The really eye-opening thing that I have experienced in the last three weeks is that I have realized that even though I work creatively every day, I don't think like a traditional artist; although I think many traditional artists think methodically and conceptually like I do. The mural project being the most recent spring-board to realization, I also received a forwarded email of a spinning silhouette from which you can tell what side of your brain you are using by which way you see it spinning. When I received the email I was taking a break from working on the lay-out for a big project and I saw it spinning clock-wise. I wasn't too surprised; it meant that I was using the left side of my brain (mathematical, relational, analytical). Which means that I spend most of my work life using the left side of my brain. What a rip-off!

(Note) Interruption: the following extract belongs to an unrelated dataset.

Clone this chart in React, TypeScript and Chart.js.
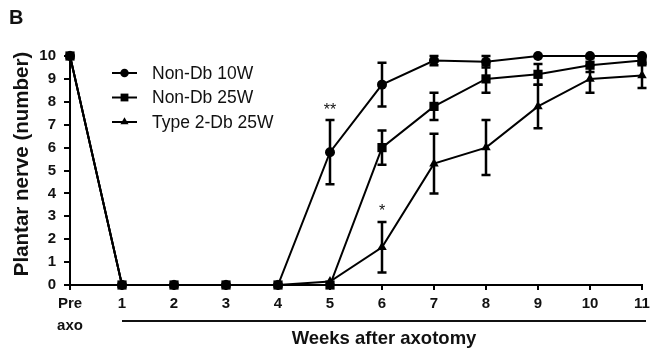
import React, { useEffect, useRef } from "react";
import { Chart, registerables } from "chart.js";

Chart.register(...registerables);

const weeks = [0, 1, 2, 3, 4, 5, 6, 7, 8, 9, 10, 11];
const tickLabels = ["Pre|axo", "1", "2", "3", "4", "5", "6", "7", "8", "9", "10", "11"];

const nonDb10W = [10, 0, 0, 0, 0, 5.8, 8.75, 9.8, 9.75, 10, 10, 10];
const nonDb10WErr = [0, 0, 0, 0, 0, 1.4, 0.95, 0.2, 0.25, 0.05, 0, 0];

const nonDb25W = [10, 0, 0, 0, 0, 0, 6.0, 7.8, 9.0, 9.2, 9.6, 9.8];
const nonDb25WErr = [0, 0, 0, 0, 0, 0, 0.75, 0.6, 0.6, 0.45, 0.3, 0.2];

const type2Db25W = [10, 0, 0, 0, 0, 0.15, 1.65, 5.3, 6.0, 7.8, 9.0, 9.15];
const type2Db25WErr = [0, 0, 0, 0, 0, 0, 1.1, 1.3, 1.2, 0.95, 0.6, 0.55];

const seriesNames = ["Non-Db 10W", "Non-Db 25W", "Type 2-Db 25W"];
const markers = ["circle", "rect", "triangle"];
const markerRadius = [5, 6.5, 5.5];

const stars = [
  { x: 5, y: 7.2, text: "**" },
  { x: 6, y: 2.75, text: "*" },
];

const FONT = "'Liberation Sans', Arial, sans-serif";

function drawMarker(ctx: CanvasRenderingContext2D, style: string, x: number, y: number, r: number) {
  ctx.beginPath();
  if (style === "circle") {
    ctx.arc(x, y, r, 0, Math.PI * 2);
  } else if (style === "rect") {
    const s = Math.SQRT1_2 * r;
    ctx.rect(x - s, y - s, 2 * s, 2 * s);
  } else {
    ctx.moveTo(x, y - r);
    ctx.lineTo(x + r * 0.866, y + r * 0.5);
    ctx.lineTo(x - r * 0.866, y + r * 0.5);
    ctx.closePath();
  }
  ctx.fill();
}

const errorBarPlugin = {
  id: "errorBars",
  afterDatasetsDraw(chart: any) {
    const ctx = chart.ctx;
    const xs = chart.scales.x;
    const ys = chart.scales.y;
    const errs = [nonDb10WErr, nonDb25WErr, type2Db25WErr];
    ctx.save();
    ctx.strokeStyle = "#000";
    ctx.lineWidth = 2.5;
    chart.data.datasets.forEach((ds: any, di: number) => {
      ds.data.forEach((p: any, i: number) => {
        const e = errs[di][i];
        if (!e || e < 0.1) return;
        const px = xs.getPixelForValue(p.x);
        const top = ys.getPixelForValue(p.y + e);
        const bot = ys.getPixelForValue(p.y - e);
        ctx.beginPath();
        ctx.moveTo(px, top);
        ctx.lineTo(px, bot);
        ctx.moveTo(px - 4.5, top);
        ctx.lineTo(px + 4.5, top);
        ctx.moveTo(px - 4.5, bot);
        ctx.lineTo(px + 4.5, bot);
        ctx.stroke();
      });
    });
    ctx.restore();
  },
  afterDraw(chart: any) {
    const ctx = chart.ctx;
    const xs = chart.scales.x;
    const ys = chart.scales.y;
    ctx.save();
    ctx.fillStyle = "#111";
    ctx.strokeStyle = "#111";
    // panel letter
    ctx.font = `bold 20px ${FONT}`;
    ctx.textAlign = "left";
    ctx.textBaseline = "middle";
    ctx.fillText("B", 9, 18);
    // significance stars
    ctx.font = `16px ${FONT}`;
    ctx.textAlign = "center";
    ctx.textBaseline = "bottom";
    stars.forEach((s) => {
      ctx.fillText(s.text, xs.getPixelForValue(s.x), ys.getPixelForValue(s.y) - 2);
    });
    // x axis bracket line + title
    const lx0 = xs.getPixelForValue(1);
    const lx1 = xs.getPixelForValue(11) + 4;
    ctx.lineWidth = 2;
    ctx.beginPath();
    ctx.moveTo(lx0, 321);
    ctx.lineTo(lx1, 321);
    ctx.stroke();
    ctx.font = `bold 18.5px ${FONT}`;
    ctx.textAlign = "center";
    ctx.textBaseline = "middle";
    ctx.fillText("Weeks after axotomy", (lx0 + lx1) / 2, 339);
    // y title
    ctx.save();
    ctx.translate(22, 164);
    ctx.rotate(-Math.PI / 2);
    ctx.font = `bold 20.5px ${FONT}`;
    ctx.fillText("Plantar nerve (number)", 0, 0);
    ctx.restore();
    // legend
    ctx.font = `17.5px ${FONT}`;
    ctx.textAlign = "left";
    ctx.textBaseline = "middle";
    seriesNames.forEach((name, i) => {
      const y = 73 + i * 24.5;
      ctx.lineWidth = 2;
      ctx.strokeStyle = "#000";
      ctx.beginPath();
      ctx.moveTo(112, y);
      ctx.lineTo(137, y);
      ctx.stroke();
      ctx.fillStyle = "#000";
      drawMarker(ctx, markers[i], 124.5, y, markerRadius[i] * 0.85);
      ctx.fillStyle = "#111";
      ctx.fillText(name, 152, y + 1);
    });
    ctx.restore();
  },
};

export default function App() {
  const ref = useRef<HTMLCanvasElement | null>(null);

  useEffect(() => {
    document.body.style.margin = "0";
    const canvas = ref.current;
    if (!canvas) return;
    const mk = (vals: number[]) => vals.map((v, i) => ({ x: weeks[i], y: v }));
    const chart = new Chart(canvas, {
      type: "line",
      data: {
        datasets: [
          { label: seriesNames[0], data: mk(nonDb10W), pointStyle: markers[0] as any, pointRadius: markerRadius[0], order: 1 },
          { label: seriesNames[1], data: mk(nonDb25W), pointStyle: markers[1] as any, pointRadius: markerRadius[1], order: 0 },
          { label: seriesNames[2], data: mk(type2Db25W), pointStyle: markers[2] as any, pointRadius: markerRadius[2], order: 2 },
        ].map((d) => ({
          ...d,
          borderColor: "#000",
          backgroundColor: "#000",
          pointBackgroundColor: "#000",
          pointBorderColor: "#000",
          pointBorderWidth: 0,
          borderWidth: 2,
          tension: 0,
          clip: false as any,
        })),
      },
      options: {
        animation: false,
        responsive: false,
        maintainAspectRatio: false,
        layout: { padding: { top: 56, right: 12, left: 0, bottom: 0 } },
        plugins: { legend: { display: false }, tooltip: { enabled: false } },
        scales: {
          x: {
            type: "linear",
            min: 0,
            max: 11,
            afterFit: (s: any) => {
              s.height = 66;
            },
            border: { display: true, color: "#000", width: 2 },
            grid: { display: true, drawOnChartArea: false, drawTicks: true, tickLength: 5, color: "#000", lineWidth: 2 },
            ticks: {
              stepSize: 1,
              autoSkip: false,
              maxRotation: 0,
              padding: 3,
              color: "#111",
              font: { family: FONT, size: 15, weight: "bold", lineHeight: "22px" } as any,
              callback: (v: any) => {
                const t = tickLabels[Math.round(Number(v))];
                return t.includes("|") ? t.split("|") : t;
              },
            },
          },
          y: {
            type: "linear",
            min: 0,
            max: 10,
            afterFit: (s: any) => {
              s.width = 70;
            },
            border: { display: true, color: "#000", width: 2 },
            grid: { display: true, drawOnChartArea: false, drawTicks: true, tickLength: 6, color: "#000", lineWidth: 2 },
            ticks: {
              stepSize: 1,
              padding: 8,
              color: "#111",
              font: { family: FONT, size: 15, weight: "bold" } as any,
            },
          },
        },
      },
      plugins: [errorBarPlugin],
    });
    return () => chart.destroy();
  }, []);

  return (
    <div style={{ position: "absolute", left: 0, top: 0, width: 654, height: 351, background: "#fff" }}>
      <canvas ref={ref} width={654} height={351} style={{ width: 654, height: 351 }} />
    </div>
  );
}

I thought I was a "creative" and that is how I want to identify myself. But, it makes sense that I have all these "artistic" ideas that are trying to jump out of my head... I am still not getting that side fully-realized at my job. Would I really want to waste my art on work? I don't think so. So, I am happy that I have a "creative" job, but I have realized that I still need to realize my deeper art.
In my Art and Technology class John Fehringer has said that he keeps some of his art to himself and doesn't show it or sell it. He says that he has to separate his art from the art that he sells, because with his the latter he is thinking as he creates it "will this sell?" I am finding myself torn because I want to make my fine-art and sell it (!), so what is left for me? I guess trying to sell what you've made for arts sake is different from making something to sell... but where does the line blur? When everything you make sells? When do you start needing to come up with a different kind of "fine art"?
Anyway, the class and the mural project have been really eyeopening. I would highly recommend taking a class from John Fehringer... he is a really great artist and teacher!